A handy way to speed up your process with primes is to memorize the perfect squares through at least $10$ (you should definitely do this for its own benefit!). If a number is below a perfect square and is not prime, it must be divisible by the prime numbers below the square root of that perfect square. For example, if a number is less than $7^2$, which is $49$, if it’s not prime it must be divisible by the prime numbers less than $7$: $2$, $3$, or $5$. Using this strategy, we can confidently say that $31$ and $37$ are prime because they are divisible by none of these factors.

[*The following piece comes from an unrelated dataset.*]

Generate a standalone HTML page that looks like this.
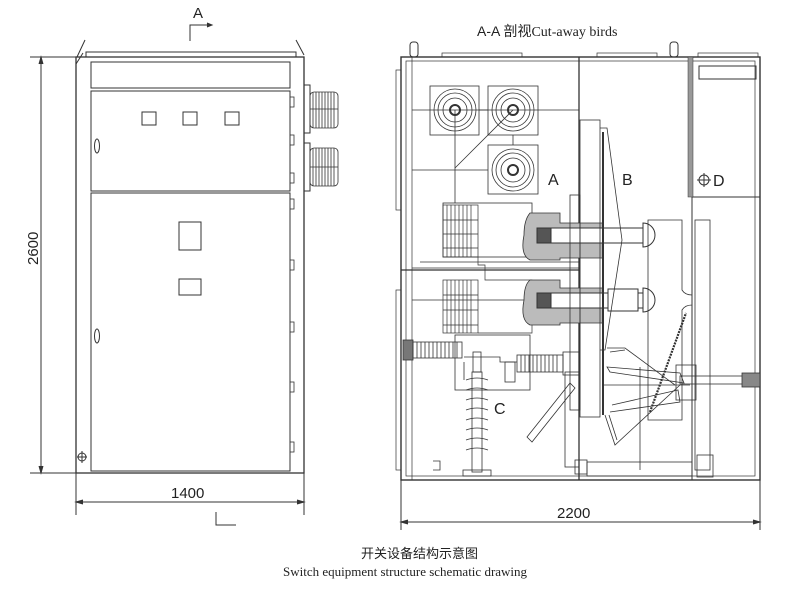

It looks like we have three composite, odd numbers. But can we be sure that $31$ and $37$ are composite? A good thing to remember is that the smallest composite, odd number not divisible by $3$ or $5$ is $49$. So with smaller numbers, if an odd number is not divisible by $3$ or $5$, you can be confident that it is prime.

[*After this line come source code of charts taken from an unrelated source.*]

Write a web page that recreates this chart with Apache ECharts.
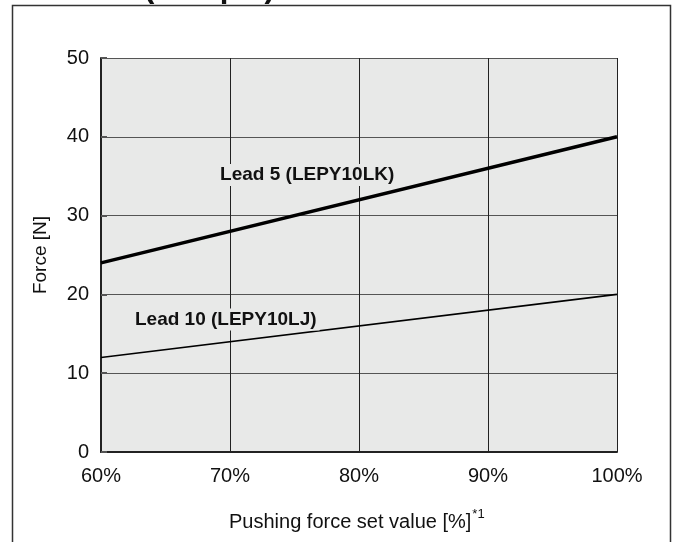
<!DOCTYPE html>
<html>
<head>
<meta charset="utf-8">
<script src="https://cdn.jsdelivr.net/npm/echarts@6/dist/echarts.min.js"></script>
<style>
html,body{margin:0;padding:0;background:#fff;}
#chart{width:676px;height:542px;}
</style>
</head>
<body>
<div id="chart"></div>
<script>
// ---- data ----
var xValues = [60, 100];
var lead5 = [24, 40];
var lead10 = [12, 20];
var xTicks = [60, 70, 80, 90, 100];
var yTicks = [0, 10, 20, 30, 40, 50];
var seriesNames = ['Lead 5 (LEPY10LK)', 'Lead 10 (LEPY10LJ)'];
var xAxisTitle = 'Pushing force set value [%]';
var xAxisNote = '*1';
var yAxisTitle = 'Force [N]';
var topTitle = '(Sample)';

function pairs(xs, ys) { return xs.map(function (x, i) { return [x, ys[i]]; }); }

var FONT = 'Liberation Sans, Arial, Helvetica, sans-serif';
var BG = '#e8e9e8';
var chart = echarts.init(document.getElementById('chart'), null, {renderer: 'canvas'});

function labelPoint(name, coord) {
  return {
    data: [{ coord: coord, value: name }],
    symbol: 'circle',
    symbolSize: 0,
    silent: true,
    animation: false,
    label: {
      show: true,
      position: 'right',
      distance: 0,
      formatter: name,
      color: '#111',
      fontFamily: FONT,
      fontWeight: 'bold',
      fontSize: 19,
      lineHeight: 21,
      backgroundColor: BG,
      padding: [1, 3, 0, 3]
    }
  };
}

chart.setOption({
  animation: false,
  backgroundColor: '#fff',
  grid: {
    left: 101, top: 58, right: 59, bottom: 90,
    show: true, backgroundColor: BG, borderWidth: 0
  },
  xAxis: {
    type: 'value',
    min: xTicks[0], max: xTicks[xTicks.length - 1], interval: 10,
    axisLine: { show: true, lineStyle: { color: '#222', width: 2 } },
    axisTick: { show: false },
    splitLine: { show: true, lineStyle: { color: '#222', width: 1 } },
    axisLabel: {
      formatter: '{value}%', color: '#111', fontFamily: FONT, fontSize: 20, margin: 14
    }
  },
  yAxis: {
    type: 'value',
    min: yTicks[0], max: yTicks[yTicks.length - 1], interval: 10,
    name: yAxisTitle,
    nameLocation: 'middle',
    nameGap: 51,
    nameTextStyle: { color: '#111', fontFamily: FONT, fontSize: 19 },
    axisLine: { show: true, lineStyle: { color: '#222', width: 2 } },
    axisTick: { show: true, inside: true, length: 6, lineStyle: { color: '#555', width: 2 } },
    splitLine: { show: true, lineStyle: { color: '#555', width: 1 } },
    axisLabel: { color: '#111', fontFamily: FONT, fontSize: 20, margin: 12 }
  },
  graphic: [
    {
      type: 'rect', silent: true, z: 100,
      shape: { x: 12.5, y: 5.5, width: 658, height: 600 },
      style: { fill: 'none', stroke: '#333', lineWidth: 1.5 }
    },
    {
      type: 'text', silent: true, z: 100,
      left: 144, top: -27,
      style: { text: topTitle, fill: '#111', font: 'bold 31px ' + FONT }
    },
    {
      type: 'text', silent: true, z: 100,
      left: 229, top: 508,
      style: {
        text: '{a|' + xAxisTitle + '}{b|' + xAxisNote + '}',
        rich: {
          a: { fontFamily: FONT, fontSize: 20, fill: '#111', color: '#111', verticalAlign: 'bottom', lineHeight: 24 },
          b: { fontFamily: FONT, fontSize: 13, fill: '#111', color: '#111', verticalAlign: 'top', lineHeight: 24, padding: [0, 0, 10, 1] }
        }
      }
    }
  ],
  series: [
    {
      name: seriesNames[0], type: 'line', data: pairs(xValues, lead5),
      showSymbol: false, symbol: 'none',
      lineStyle: { color: '#000', width: 3.5 },
      markPoint: labelPoint(seriesNames[0], [69.0, 35.15])
    },
    {
      name: seriesNames[1], type: 'line', data: pairs(xValues, lead10),
      showSymbol: false, symbol: 'none',
      lineStyle: { color: '#000', width: 1.6 },
      markPoint: labelPoint(seriesNames[1], [62.4, 16.8])
    }
  ]
});
</script>
</body>
</html>
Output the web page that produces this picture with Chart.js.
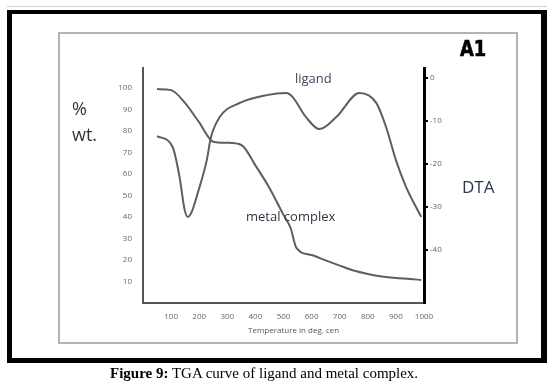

The answer is B. This is a difficult problem to approach without a calculator. Remember the UnCLES Method: look at the answers! The way the question is phrased, three of the answers must evenly divide into $1,001$, so we can begin anywhere. Why not start with $11$ since $10\times 11=1,100$, which is reasonably close to $1,001$? Since $1,100-1,001=99$ and $99$ is a multiple of $11$, we can see that $11$ works. But let’s use that to our advantage by finding the actual quotient; if $11$ goes into $1,100$ 100 times and we then subtracted a total of nine $11$’s, then the quotient must be $100-9-91$.

(There is also a cool divisibility trick for $11$, but this will apply only rarely, so feel free to skip to the next paragraph if you’d like to save time. If the sum of the odd-ordered (first, third, fifth, etc.) digits of a number is equal to the sum of the even-ordered digits of the number, or if the sums differ by $11$ or a multiple of $11$, then $11$ is a factor of that number. We can see at a glance that the year $2024$ is divisible by $11$, since $(2+2)=(0+4)$, and that $1969$ is also divisible by $11$ since $(1+6)$ is exactly $11$ less than $(9+9)$. One can see at a glance that 1,001 must be divisible by $11$.)

We now have a much smaller number to work with, but the number is still difficult. Does $91$ have any factors besides $1$ and itself? It might not seem so at first because, since its digits don’t add up to a multiple of $3$, $91$ is not divisible by $3$. It clearly doesn’t divide by $5$, so let’s try $7$. If you realize that $7$ goes into both $70$ and $21$, then $7$ must go evenly into $70+21$, which s $91$. (There is also a cool trick involving two numbers equidistant from a multiple of $10$: in this case $7\times 13=(10-3)(10+3)=10^2-3^2$. This always works with numbers on opposite sides of $10$-multiples: so, $98\times 102=100^2-2^2=9996)$. And $7$ goes in $10+3=13$ times, so have our other two factors of the original number: $7$ and $13$!

Before we leave this question, we would be remiss not to mention that there is a faster way to arrive at the solution here. You are looking for the answer choice that is NOT a factor of $1,001$. As a reminder, the “adding the digits” trick works not just with $3$ but with $9$ also. If a number’s digits don’t add to a multiple of $9$, then the number itself is not divisible by $9$. We can test this with $1,001$ and see right away that it’s not divisible by $9$ … which gives us the answer right away!